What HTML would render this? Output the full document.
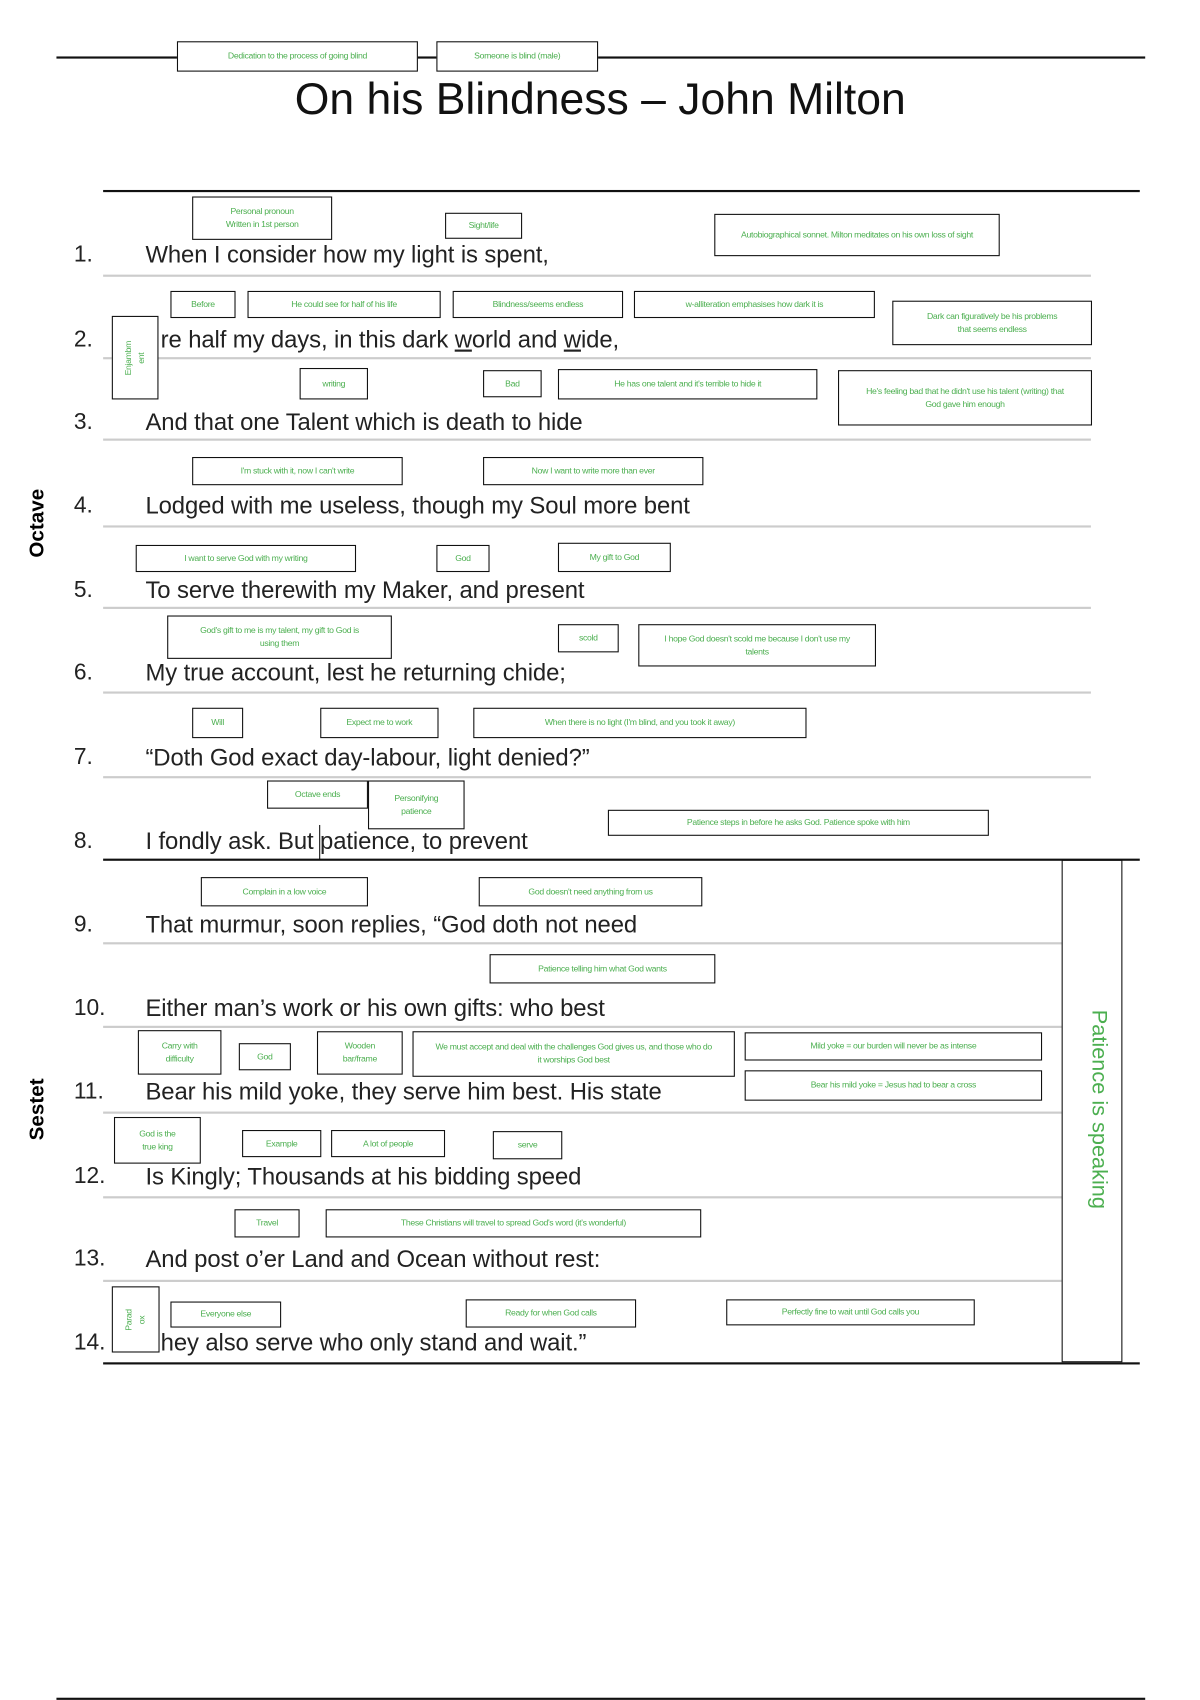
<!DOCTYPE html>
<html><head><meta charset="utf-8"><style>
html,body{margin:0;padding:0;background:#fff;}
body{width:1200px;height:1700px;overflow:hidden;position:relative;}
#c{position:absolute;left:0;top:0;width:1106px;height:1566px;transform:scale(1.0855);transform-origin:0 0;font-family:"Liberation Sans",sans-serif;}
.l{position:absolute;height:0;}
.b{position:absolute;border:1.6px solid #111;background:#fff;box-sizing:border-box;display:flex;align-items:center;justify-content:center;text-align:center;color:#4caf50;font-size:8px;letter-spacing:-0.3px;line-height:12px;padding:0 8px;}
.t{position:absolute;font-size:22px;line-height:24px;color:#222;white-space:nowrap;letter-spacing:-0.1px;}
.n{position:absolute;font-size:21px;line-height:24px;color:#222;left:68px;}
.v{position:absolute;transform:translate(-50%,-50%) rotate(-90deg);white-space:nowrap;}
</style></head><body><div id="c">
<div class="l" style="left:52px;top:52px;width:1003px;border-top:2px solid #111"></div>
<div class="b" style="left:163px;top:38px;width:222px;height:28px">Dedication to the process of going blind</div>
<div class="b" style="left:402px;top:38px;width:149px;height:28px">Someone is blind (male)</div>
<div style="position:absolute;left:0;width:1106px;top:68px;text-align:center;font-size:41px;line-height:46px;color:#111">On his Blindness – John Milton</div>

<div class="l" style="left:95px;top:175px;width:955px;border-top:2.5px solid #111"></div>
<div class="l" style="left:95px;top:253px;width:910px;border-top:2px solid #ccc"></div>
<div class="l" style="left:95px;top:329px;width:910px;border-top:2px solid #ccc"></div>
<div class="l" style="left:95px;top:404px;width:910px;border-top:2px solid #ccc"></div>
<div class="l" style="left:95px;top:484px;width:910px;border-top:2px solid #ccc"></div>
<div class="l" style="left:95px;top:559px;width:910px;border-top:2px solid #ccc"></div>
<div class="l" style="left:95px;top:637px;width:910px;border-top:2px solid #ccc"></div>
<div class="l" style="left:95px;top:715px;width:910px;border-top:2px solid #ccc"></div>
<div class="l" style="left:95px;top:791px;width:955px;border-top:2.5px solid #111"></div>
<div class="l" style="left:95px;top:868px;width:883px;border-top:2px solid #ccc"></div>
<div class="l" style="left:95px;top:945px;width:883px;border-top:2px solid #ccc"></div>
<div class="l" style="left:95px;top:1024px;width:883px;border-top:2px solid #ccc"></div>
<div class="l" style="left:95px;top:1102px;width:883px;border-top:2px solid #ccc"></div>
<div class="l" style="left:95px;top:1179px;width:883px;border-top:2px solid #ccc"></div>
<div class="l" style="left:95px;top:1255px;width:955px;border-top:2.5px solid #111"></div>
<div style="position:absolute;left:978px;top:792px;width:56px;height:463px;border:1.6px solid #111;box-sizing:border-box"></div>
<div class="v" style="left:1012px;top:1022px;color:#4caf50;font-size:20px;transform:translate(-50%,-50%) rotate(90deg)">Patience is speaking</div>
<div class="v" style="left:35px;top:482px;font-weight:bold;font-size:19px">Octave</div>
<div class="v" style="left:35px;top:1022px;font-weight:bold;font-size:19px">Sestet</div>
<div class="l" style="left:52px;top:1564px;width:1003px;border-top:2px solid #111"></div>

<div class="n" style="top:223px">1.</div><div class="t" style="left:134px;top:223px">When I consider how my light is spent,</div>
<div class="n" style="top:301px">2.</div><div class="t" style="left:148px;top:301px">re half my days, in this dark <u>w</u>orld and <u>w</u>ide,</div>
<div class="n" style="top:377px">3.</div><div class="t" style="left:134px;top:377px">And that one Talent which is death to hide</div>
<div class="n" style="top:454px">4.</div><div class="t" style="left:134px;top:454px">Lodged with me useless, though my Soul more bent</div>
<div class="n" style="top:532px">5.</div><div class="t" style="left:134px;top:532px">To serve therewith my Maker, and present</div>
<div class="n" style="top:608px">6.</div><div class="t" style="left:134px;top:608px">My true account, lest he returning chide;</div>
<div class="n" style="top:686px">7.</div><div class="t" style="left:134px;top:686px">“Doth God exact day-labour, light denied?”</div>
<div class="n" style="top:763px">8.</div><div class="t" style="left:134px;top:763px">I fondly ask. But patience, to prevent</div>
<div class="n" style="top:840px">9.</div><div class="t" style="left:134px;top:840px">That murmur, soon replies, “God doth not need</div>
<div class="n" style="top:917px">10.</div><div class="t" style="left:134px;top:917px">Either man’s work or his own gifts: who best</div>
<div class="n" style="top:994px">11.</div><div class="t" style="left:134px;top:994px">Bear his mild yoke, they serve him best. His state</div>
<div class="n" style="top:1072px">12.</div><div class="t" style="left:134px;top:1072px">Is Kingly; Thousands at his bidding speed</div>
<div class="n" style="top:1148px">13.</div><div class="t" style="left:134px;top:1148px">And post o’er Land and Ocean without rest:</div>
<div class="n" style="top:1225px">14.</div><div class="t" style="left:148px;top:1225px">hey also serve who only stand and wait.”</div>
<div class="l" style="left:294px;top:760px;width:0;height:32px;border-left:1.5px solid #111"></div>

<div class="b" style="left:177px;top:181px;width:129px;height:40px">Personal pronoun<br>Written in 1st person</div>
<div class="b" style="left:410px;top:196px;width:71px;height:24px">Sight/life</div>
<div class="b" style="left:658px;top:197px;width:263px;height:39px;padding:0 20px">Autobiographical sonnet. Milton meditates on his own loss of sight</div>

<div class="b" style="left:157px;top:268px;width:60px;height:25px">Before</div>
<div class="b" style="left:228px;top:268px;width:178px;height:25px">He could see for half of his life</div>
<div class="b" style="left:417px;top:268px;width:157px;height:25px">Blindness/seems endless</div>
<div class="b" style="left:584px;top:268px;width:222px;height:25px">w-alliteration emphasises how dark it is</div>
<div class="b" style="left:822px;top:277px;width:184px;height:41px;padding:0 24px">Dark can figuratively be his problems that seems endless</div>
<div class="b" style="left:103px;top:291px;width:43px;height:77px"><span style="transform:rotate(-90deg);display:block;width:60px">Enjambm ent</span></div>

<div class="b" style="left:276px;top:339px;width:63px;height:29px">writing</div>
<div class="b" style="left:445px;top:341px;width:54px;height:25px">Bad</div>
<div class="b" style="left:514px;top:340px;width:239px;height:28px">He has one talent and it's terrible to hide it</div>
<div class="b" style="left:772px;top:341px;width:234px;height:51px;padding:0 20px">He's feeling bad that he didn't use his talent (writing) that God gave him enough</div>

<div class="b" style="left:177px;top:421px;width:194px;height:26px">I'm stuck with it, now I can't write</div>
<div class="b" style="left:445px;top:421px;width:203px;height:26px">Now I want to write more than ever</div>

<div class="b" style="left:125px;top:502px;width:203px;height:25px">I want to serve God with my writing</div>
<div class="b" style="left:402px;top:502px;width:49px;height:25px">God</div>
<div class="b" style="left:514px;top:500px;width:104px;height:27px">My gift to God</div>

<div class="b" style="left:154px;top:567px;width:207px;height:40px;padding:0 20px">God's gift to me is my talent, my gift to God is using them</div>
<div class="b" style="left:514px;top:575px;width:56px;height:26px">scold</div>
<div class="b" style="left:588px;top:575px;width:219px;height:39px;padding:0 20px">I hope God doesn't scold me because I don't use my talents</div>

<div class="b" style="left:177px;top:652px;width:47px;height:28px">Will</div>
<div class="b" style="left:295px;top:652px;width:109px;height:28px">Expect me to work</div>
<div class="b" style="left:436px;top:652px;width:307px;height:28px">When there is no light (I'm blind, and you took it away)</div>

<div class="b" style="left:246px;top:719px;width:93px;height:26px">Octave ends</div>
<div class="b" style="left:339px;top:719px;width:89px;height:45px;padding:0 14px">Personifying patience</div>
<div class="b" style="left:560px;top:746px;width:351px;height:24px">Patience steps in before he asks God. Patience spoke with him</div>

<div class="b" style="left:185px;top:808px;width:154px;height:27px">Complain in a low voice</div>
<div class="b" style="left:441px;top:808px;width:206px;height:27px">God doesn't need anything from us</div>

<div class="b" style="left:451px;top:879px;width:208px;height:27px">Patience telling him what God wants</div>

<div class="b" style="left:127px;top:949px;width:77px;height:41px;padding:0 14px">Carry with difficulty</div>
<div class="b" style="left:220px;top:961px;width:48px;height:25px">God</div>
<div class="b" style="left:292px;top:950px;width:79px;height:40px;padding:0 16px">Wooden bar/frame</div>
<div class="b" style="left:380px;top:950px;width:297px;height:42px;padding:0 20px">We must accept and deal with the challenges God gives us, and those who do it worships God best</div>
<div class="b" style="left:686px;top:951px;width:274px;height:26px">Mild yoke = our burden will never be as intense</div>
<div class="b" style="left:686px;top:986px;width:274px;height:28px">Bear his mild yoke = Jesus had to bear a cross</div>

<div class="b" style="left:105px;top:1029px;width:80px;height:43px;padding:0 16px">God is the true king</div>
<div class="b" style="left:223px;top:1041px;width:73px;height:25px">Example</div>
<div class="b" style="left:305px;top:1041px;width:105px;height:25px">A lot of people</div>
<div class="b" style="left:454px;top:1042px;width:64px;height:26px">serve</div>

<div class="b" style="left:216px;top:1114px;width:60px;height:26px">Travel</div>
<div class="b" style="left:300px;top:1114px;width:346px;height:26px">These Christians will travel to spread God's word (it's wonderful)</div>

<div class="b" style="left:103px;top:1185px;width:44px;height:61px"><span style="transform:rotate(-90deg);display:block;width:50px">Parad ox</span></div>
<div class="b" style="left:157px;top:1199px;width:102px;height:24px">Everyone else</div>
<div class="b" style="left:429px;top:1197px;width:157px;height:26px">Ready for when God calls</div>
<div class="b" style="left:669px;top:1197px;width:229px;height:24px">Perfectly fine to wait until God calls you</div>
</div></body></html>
= = = = = = =
• _PROBLEM DESCRIPTION_
Set down again, exactly, the lines of the material above from its first line to the one with "Blindness – John Milton</div>", inclusive. Leave the pictures out.

• _THE COMPLETED TASK_
What HTML would render this? Output the full document.
<!DOCTYPE html>
<html><head><meta charset="utf-8"><style>
html,body{margin:0;padding:0;background:#fff;}
body{width:1200px;height:1700px;overflow:hidden;position:relative;}
#c{position:absolute;left:0;top:0;width:1106px;height:1566px;transform:scale(1.0855);transform-origin:0 0;font-family:"Liberation Sans",sans-serif;}
.l{position:absolute;height:0;}
.b{position:absolute;border:1.6px solid #111;background:#fff;box-sizing:border-box;display:flex;align-items:center;justify-content:center;text-align:center;color:#4caf50;font-size:8px;letter-spacing:-0.3px;line-height:12px;padding:0 8px;}
.t{position:absolute;font-size:22px;line-height:24px;color:#222;white-space:nowrap;letter-spacing:-0.1px;}
.n{position:absolute;font-size:21px;line-height:24px;color:#222;left:68px;}
.v{position:absolute;transform:translate(-50%,-50%) rotate(-90deg);white-space:nowrap;}
</style></head><body><div id="c">
<div class="l" style="left:52px;top:52px;width:1003px;border-top:2px solid #111"></div>
<div class="b" style="left:163px;top:38px;width:222px;height:28px">Dedication to the process of going blind</div>
<div class="b" style="left:402px;top:38px;width:149px;height:28px">Someone is blind (male)</div>
<div style="position:absolute;left:0;width:1106px;top:68px;text-align:center;font-size:41px;line-height:46px;color:#111">On his Blindness – John Milton</div>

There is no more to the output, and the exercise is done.